▸ **Brief**
Reproduce the listing exactly, with no pictures in your copy.
.....
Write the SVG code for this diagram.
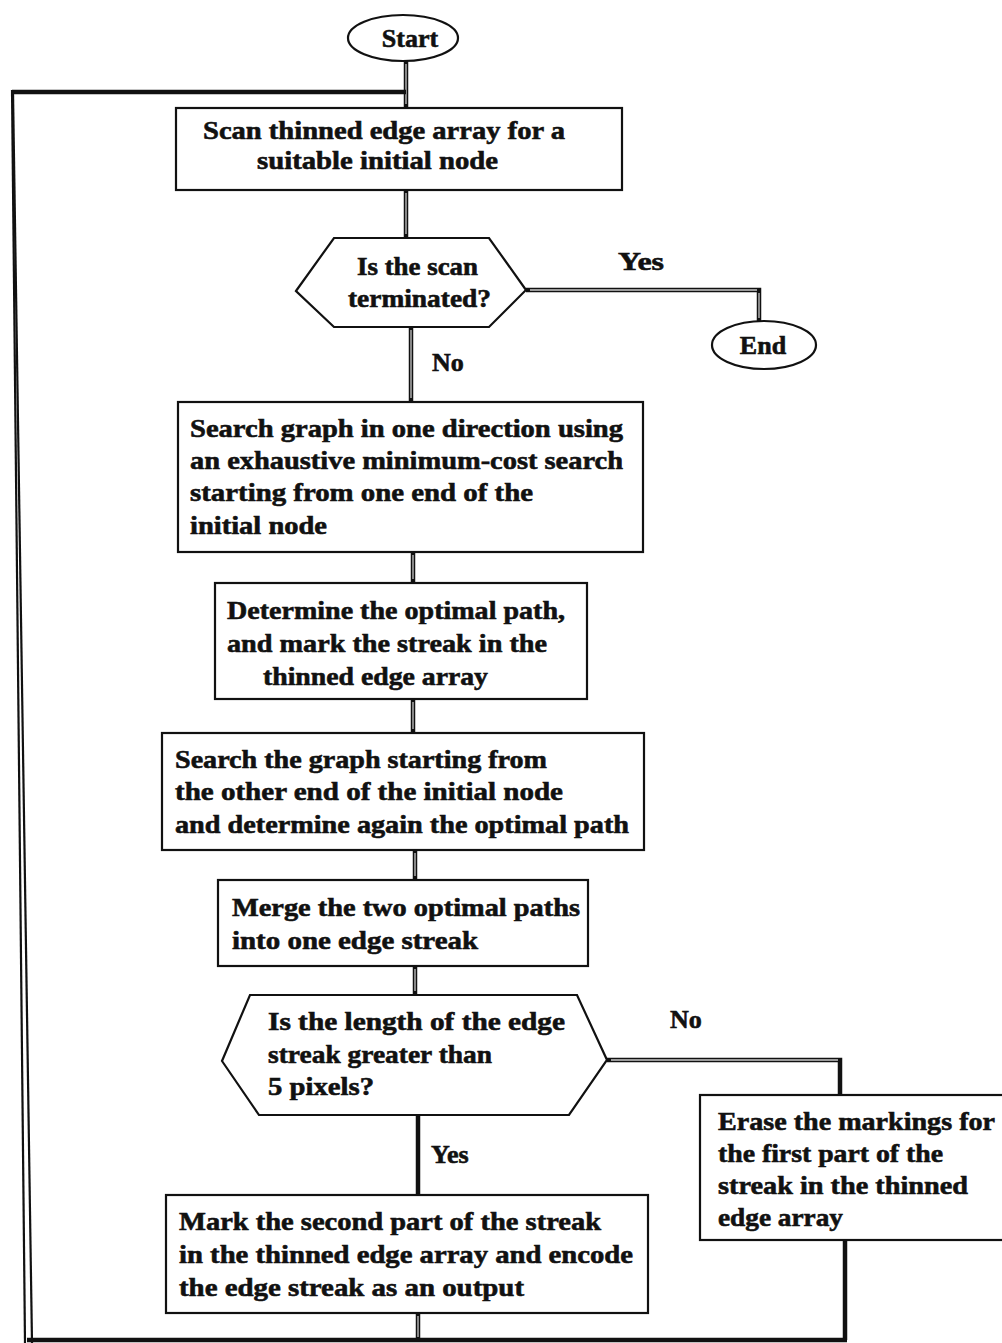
<svg xmlns="http://www.w3.org/2000/svg" width="1002" height="1343" viewBox="0 0 1002 1343">
<style>
.bg{fill:#ffffff}
.box{fill:#ffffff;stroke:#111;stroke-width:2.2}
.t{font-family:"Liberation Serif","Times New Roman",serif;font-weight:bold;font-size:26px;fill:#111;stroke:#111;stroke-width:0.6}
.lbl{font-family:"Liberation Serif","Times New Roman",serif;font-weight:bold;font-size:26px;fill:#111;stroke:#111;stroke-width:0.6}
.c-out{fill:none;stroke:#111;stroke-width:4.5;stroke-linejoin:miter}
.c-in{fill:none;stroke:#c8c8c8;stroke-width:1.3}
.thin{fill:none;stroke:#111;stroke-width:2.2}
</style>
<rect class="bg" x="0" y="0" width="1002" height="1343"/>

<g id="connectors">
  <path class="c-out" d="M406,61 V108"/>
  <path class="c-in" d="M406,64 V104"/>
  <path class="c-out" d="M12,92 H406"/>
  <path class="c-out" d="M406,190 V238"/>
  <path class="c-in" d="M406,193 V234"/>
  <path class="c-out" d="M526,290 H759 V321"/>
  <path class="c-in" d="M530,290 H757 M759,293 V318"/>
  <path class="c-out" d="M411,327 V402"/>
  <path class="c-in" d="M411,330 V398"/>
  <path class="c-out" d="M413,552 V583"/>
  <path class="c-in" d="M413,555 V579"/>
  <path class="c-out" d="M413,699 V733"/>
  <path class="c-in" d="M413,702 V729"/>
  <path class="c-out" d="M415,850 V880"/>
  <path class="c-in" d="M415,853 V876"/>
  <path class="c-out" d="M415,966 V995"/>
  <path class="c-in" d="M415,969 V991"/>
  <path class="c-out" d="M607,1060 H840 V1095"/>
  <path class="c-in" d="M611,1060 H838"/>
  <path class="c-out" d="M418,1115 V1195"/>
  <path class="c-out" d="M418,1313 V1340"/>
  <path class="c-in" d="M418,1316 V1337"/>
  <path class="c-out" d="M845,1240 V1340"/>
  <path class="c-out" d="M27,1340 H847"/>
  <path class="thin" d="M12,90 L25,1343"/>
  <path class="thin" d="M13,92 L32,1343"/>
</g>

<g id="start">
  <ellipse class="box" cx="403" cy="38" rx="55" ry="23"/>
  <text class="t" x="410" y="47" text-anchor="middle">Start</text>
</g>

<g id="scan">
  <rect class="box" x="176" y="108" width="446" height="82"/>
  <text class="t" x="203" y="139" textLength="362" lengthAdjust="spacingAndGlyphs">Scan thinned edge array for a</text>
  <text class="t" x="257" y="169" textLength="241" lengthAdjust="spacingAndGlyphs">suitable initial node</text>
</g>

<g id="scan-terminated">
  <polygon class="box" points="296,291 334,238 489,238 526,290 489,327 334,327"/>
  <text class="t" x="357" y="275" textLength="121" lengthAdjust="spacingAndGlyphs">Is the scan</text>
  <text class="t" x="348" y="307" textLength="143" lengthAdjust="spacingAndGlyphs">terminated?</text>
</g>

<g id="label-yes-1">
  <text class="lbl" x="618" y="270" textLength="46" lengthAdjust="spacingAndGlyphs">Yes</text>
</g>
<g id="label-no-1">
  <text class="lbl" x="432" y="371">No</text>
</g>

<g id="end">
  <ellipse class="box" cx="764" cy="345" rx="52" ry="24"/>
  <text class="t" x="763" y="354" text-anchor="middle">End</text>
</g>

<g id="search-one">
  <rect class="box" x="178" y="402" width="465" height="150"/>
  <text class="t" x="190" y="437" textLength="433" lengthAdjust="spacingAndGlyphs">Search graph in one direction using</text>
  <text class="t" x="190" y="469" textLength="433" lengthAdjust="spacingAndGlyphs">an exhaustive minimum-cost search</text>
  <text class="t" x="190" y="501" textLength="343" lengthAdjust="spacingAndGlyphs">starting from one end of the</text>
  <text class="t" x="190" y="534" textLength="137" lengthAdjust="spacingAndGlyphs">initial node</text>
</g>

<g id="determine">
  <rect class="box" x="215" y="583" width="372" height="116"/>
  <text class="t" x="227" y="619" textLength="338" lengthAdjust="spacingAndGlyphs">Determine the optimal path,</text>
  <text class="t" x="227" y="652" textLength="320" lengthAdjust="spacingAndGlyphs">and mark the streak in the</text>
  <text class="t" x="263" y="685" textLength="225" lengthAdjust="spacingAndGlyphs">thinned edge array</text>
</g>

<g id="search-other">
  <rect class="box" x="162" y="733" width="482" height="117"/>
  <text class="t" x="175" y="768" textLength="372" lengthAdjust="spacingAndGlyphs">Search the graph starting from</text>
  <text class="t" x="175" y="800" textLength="388" lengthAdjust="spacingAndGlyphs">the other end of the initial node</text>
  <text class="t" x="175" y="833" textLength="454" lengthAdjust="spacingAndGlyphs">and determine again the optimal path</text>
</g>

<g id="merge">
  <rect class="box" x="218" y="880" width="370" height="86"/>
  <text class="t" x="232" y="916" textLength="348" lengthAdjust="spacingAndGlyphs">Merge the two optimal paths</text>
  <text class="t" x="232" y="949" textLength="246" lengthAdjust="spacingAndGlyphs">into one edge streak</text>
</g>

<g id="length-check">
  <polygon class="box" points="222,1061 250,995 577,995 607,1060 569,1115 259,1115"/>
  <text class="t" x="268" y="1030" textLength="297" lengthAdjust="spacingAndGlyphs">Is the length of the edge</text>
  <text class="t" x="268" y="1063" textLength="224" lengthAdjust="spacingAndGlyphs">streak greater than</text>
  <text class="t" x="268" y="1095" textLength="106" lengthAdjust="spacingAndGlyphs">5 pixels?</text>
</g>

<g id="label-no-2">
  <text class="lbl" x="670" y="1028">No</text>
</g>
<g id="label-yes-2">
  <text class="lbl" x="431" y="1163">Yes</text>
</g>

<g id="mark-second">
  <rect class="box" x="166" y="1195" width="482" height="118"/>
  <text class="t" x="179" y="1230" textLength="422" lengthAdjust="spacingAndGlyphs">Mark the second part of the streak</text>
  <text class="t" x="179" y="1263" textLength="454" lengthAdjust="spacingAndGlyphs">in the thinned edge array and encode</text>
  <text class="t" x="179" y="1296" textLength="345" lengthAdjust="spacingAndGlyphs">the edge streak as an output</text>
</g>

<g id="erase">
  <rect class="box" x="700" y="1095" width="320" height="145"/>
  <text class="t" x="718" y="1130" textLength="277" lengthAdjust="spacingAndGlyphs">Erase the markings for</text>
  <text class="t" x="718" y="1162" textLength="225" lengthAdjust="spacingAndGlyphs">the first part of the</text>
  <text class="t" x="718" y="1194" textLength="250" lengthAdjust="spacingAndGlyphs">streak in the thinned</text>
  <text class="t" x="718" y="1226" textLength="125" lengthAdjust="spacingAndGlyphs">edge array</text>
</g>
</svg>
.....
▸ **Answer to this task**
Write the SVG code for this diagram.
<svg xmlns="http://www.w3.org/2000/svg" width="1002" height="1343" viewBox="0 0 1002 1343">
<style>
.bg{fill:#ffffff}
.box{fill:#ffffff;stroke:#111;stroke-width:2.2}
.t{font-family:"Liberation Serif","Times New Roman",serif;font-weight:bold;font-size:26px;fill:#111;stroke:#111;stroke-width:0.6}
.lbl{font-family:"Liberation Serif","Times New Roman",serif;font-weight:bold;font-size:26px;fill:#111;stroke:#111;stroke-width:0.6}
.c-out{fill:none;stroke:#111;stroke-width:4.5;stroke-linejoin:miter}
.c-in{fill:none;stroke:#c8c8c8;stroke-width:1.3}
.thin{fill:none;stroke:#111;stroke-width:2.2}
</style>
<rect class="bg" x="0" y="0" width="1002" height="1343"/>

<g id="connectors">
  <path class="c-out" d="M406,61 V108"/>
  <path class="c-in" d="M406,64 V104"/>
  <path class="c-out" d="M12,92 H406"/>
  <path class="c-out" d="M406,190 V238"/>
  <path class="c-in" d="M406,193 V234"/>
  <path class="c-out" d="M526,290 H759 V321"/>
  <path class="c-in" d="M530,290 H757 M759,293 V318"/>
  <path class="c-out" d="M411,327 V402"/>
  <path class="c-in" d="M411,330 V398"/>
  <path class="c-out" d="M413,552 V583"/>
  <path class="c-in" d="M413,555 V579"/>
  <path class="c-out" d="M413,699 V733"/>
  <path class="c-in" d="M413,702 V729"/>
  <path class="c-out" d="M415,850 V880"/>
  <path class="c-in" d="M415,853 V876"/>
  <path class="c-out" d="M415,966 V995"/>
  <path class="c-in" d="M415,969 V991"/>
  <path class="c-out" d="M607,1060 H840 V1095"/>
  <path class="c-in" d="M611,1060 H838"/>
  <path class="c-out" d="M418,1115 V1195"/>
  <path class="c-out" d="M418,1313 V1340"/>
  <path class="c-in" d="M418,1316 V1337"/>
  <path class="c-out" d="M845,1240 V1340"/>
  <path class="c-out" d="M27,1340 H847"/>
  <path class="thin" d="M12,90 L25,1343"/>
  <path class="thin" d="M13,92 L32,1343"/>
</g>

<g id="start">
  <ellipse class="box" cx="403" cy="38" rx="55" ry="23"/>
  <text class="t" x="410" y="47" text-anchor="middle">Start</text>
</g>

<g id="scan">
  <rect class="box" x="176" y="108" width="446" height="82"/>
  <text class="t" x="203" y="139" textLength="362" lengthAdjust="spacingAndGlyphs">Scan thinned edge array for a</text>
  <text class="t" x="257" y="169" textLength="241" lengthAdjust="spacingAndGlyphs">suitable initial node</text>
</g>

<g id="scan-terminated">
  <polygon class="box" points="296,291 334,238 489,238 526,290 489,327 334,327"/>
  <text class="t" x="357" y="275" textLength="121" lengthAdjust="spacingAndGlyphs">Is the scan</text>
  <text class="t" x="348" y="307" textLength="143" lengthAdjust="spacingAndGlyphs">terminated?</text>
</g>

<g id="label-yes-1">
  <text class="lbl" x="618" y="270" textLength="46" lengthAdjust="spacingAndGlyphs">Yes</text>
</g>
<g id="label-no-1">
  <text class="lbl" x="432" y="371">No</text>
</g>

<g id="end">
  <ellipse class="box" cx="764" cy="345" rx="52" ry="24"/>
  <text class="t" x="763" y="354" text-anchor="middle">End</text>
</g>

<g id="search-one">
  <rect class="box" x="178" y="402" width="465" height="150"/>
  <text class="t" x="190" y="437" textLength="433" lengthAdjust="spacingAndGlyphs">Search graph in one direction using</text>
  <text class="t" x="190" y="469" textLength="433" lengthAdjust="spacingAndGlyphs">an exhaustive minimum-cost search</text>
  <text class="t" x="190" y="501" textLength="343" lengthAdjust="spacingAndGlyphs">starting from one end of the</text>
  <text class="t" x="190" y="534" textLength="137" lengthAdjust="spacingAndGlyphs">initial node</text>
</g>

<g id="determine">
  <rect class="box" x="215" y="583" width="372" height="116"/>
  <text class="t" x="227" y="619" textLength="338" lengthAdjust="spacingAndGlyphs">Determine the optimal path,</text>
  <text class="t" x="227" y="652" textLength="320" lengthAdjust="spacingAndGlyphs">and mark the streak in the</text>
  <text class="t" x="263" y="685" textLength="225" lengthAdjust="spacingAndGlyphs">thinned edge array</text>
</g>

<g id="search-other">
  <rect class="box" x="162" y="733" width="482" height="117"/>
  <text class="t" x="175" y="768" textLength="372" lengthAdjust="spacingAndGlyphs">Search the graph starting from</text>
  <text class="t" x="175" y="800" textLength="388" lengthAdjust="spacingAndGlyphs">the other end of the initial node</text>
  <text class="t" x="175" y="833" textLength="454" lengthAdjust="spacingAndGlyphs">and determine again the optimal path</text>
</g>

<g id="merge">
  <rect class="box" x="218" y="880" width="370" height="86"/>
  <text class="t" x="232" y="916" textLength="348" lengthAdjust="spacingAndGlyphs">Merge the two optimal paths</text>
  <text class="t" x="232" y="949" textLength="246" lengthAdjust="spacingAndGlyphs">into one edge streak</text>
</g>

<g id="length-check">
  <polygon class="box" points="222,1061 250,995 577,995 607,1060 569,1115 259,1115"/>
  <text class="t" x="268" y="1030" textLength="297" lengthAdjust="spacingAndGlyphs">Is the length of the edge</text>
  <text class="t" x="268" y="1063" textLength="224" lengthAdjust="spacingAndGlyphs">streak greater than</text>
  <text class="t" x="268" y="1095" textLength="106" lengthAdjust="spacingAndGlyphs">5 pixels?</text>
</g>

<g id="label-no-2">
  <text class="lbl" x="670" y="1028">No</text>
</g>
<g id="label-yes-2">
  <text class="lbl" x="431" y="1163">Yes</text>
</g>

<g id="mark-second">
  <rect class="box" x="166" y="1195" width="482" height="118"/>
  <text class="t" x="179" y="1230" textLength="422" lengthAdjust="spacingAndGlyphs">Mark the second part of the streak</text>
  <text class="t" x="179" y="1263" textLength="454" lengthAdjust="spacingAndGlyphs">in the thinned edge array and encode</text>
  <text class="t" x="179" y="1296" textLength="345" lengthAdjust="spacingAndGlyphs">the edge streak as an output</text>
</g>

<g id="erase">
  <rect class="box" x="700" y="1095" width="320" height="145"/>
  <text class="t" x="718" y="1130" textLength="277" lengthAdjust="spacingAndGlyphs">Erase the markings for</text>
  <text class="t" x="718" y="1162" textLength="225" lengthAdjust="spacingAndGlyphs">the first part of the</text>
  <text class="t" x="718" y="1194" textLength="250" lengthAdjust="spacingAndGlyphs">streak in the thinned</text>
  <text class="t" x="718" y="1226" textLength="125" lengthAdjust="spacingAndGlyphs">edge array</text>
</g>
</svg>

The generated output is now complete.